AL – Mansuriya gas fields associated liquid and its role to increase the potential capacity of gasoline fuel in Daura oil refinery

Abstract

Hydrotreating processing is commonly used to remove platforming catalyst poisons from straight run or cracked naphthas prior to charging to the platforming Process unit. It can be seen that the primary function of the naphtha Hydrotreating Process can be characterized as a “Clean up” Operation. The catalyst used in the Naphtha Hydrotreating Process is composed of an alumina base impregnated with compounds of cobalt or nickel and molybdenum. The catalyst is insensitive to most poisons which affect dehydrogenation reactions. A relatively high percentage of carbon on the catalyst does not materially affect its sensitivity or selectivity. Volumetric recoveries of products depend on the sulfur and olefin contents [1].

The Naphtha Hydrotreating Process is a catalytic refining process employing a selected catalyst and a hydrogen-rich gas stream to decompose organic sulfur, oxygen and nitrogen compounds contained in hydrocarbon fractions. In addition, hydrotreating removes organo-metallic compounds and saturates olefinic compounds.

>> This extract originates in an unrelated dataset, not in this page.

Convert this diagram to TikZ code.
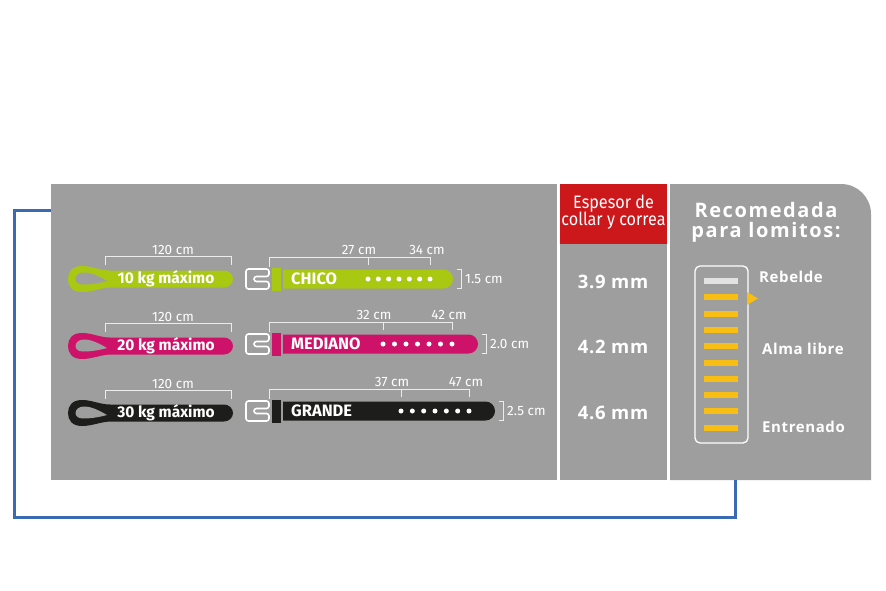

Organo-metallic compounds, notably arsenic and lead compounds, are known to be permanent poisons to platinum catalysts. "The complete removal of these materials by Hydrotreating processing gives longer catalyst life in the platforming unit.

Sulfur, above a critical level, is a temporary poison to platforming catalysts and causes an unfavorable change in the product distribution. Organic nitrogen is also a temporary poison to platforming catalyst. It is an extremely potent one, however, and relatively small amounts of nitrogen compounds in the Platformer feed can cause large deactivation effects, as well as the deposition of ammonium chloride salts in the platforming unit cold sections.

Oxygen compounds are detrimental to the operation of a Platformer. Any oxygen compounds which are not removed in the hydrotreater will be converted to water in the platforming unit, thus affecting the water/ chloride balance of the platforming catalyst. Large amounts of olefins contribute to increase coking of the platforming catalyst. Also, olefins can poly­merize at platforming operating conditions which can result in exchanger and reactor fouling.

The Naphtha Hydrotreating Process makes a major contribution to the ease of operation and economy of platforming. Much greater flexibility is afforded in choice of allowable charge stocks to the platforming unit. Because this unit protects the platforming catalyst, it is important to maintain consistently good operation in the Hydrotreating Unit.

In addition to treating naphtha for Platformer feed, naphthas produced from thermal cracking processes, such as delayed coking and visbreaking, are usually high in olefinic content and other contaminants, and may not be stable in storage. These naphthas may be hydrotreated to stabilize the olefins and to remove organic or metallic contaminants, thus providing a marketable product.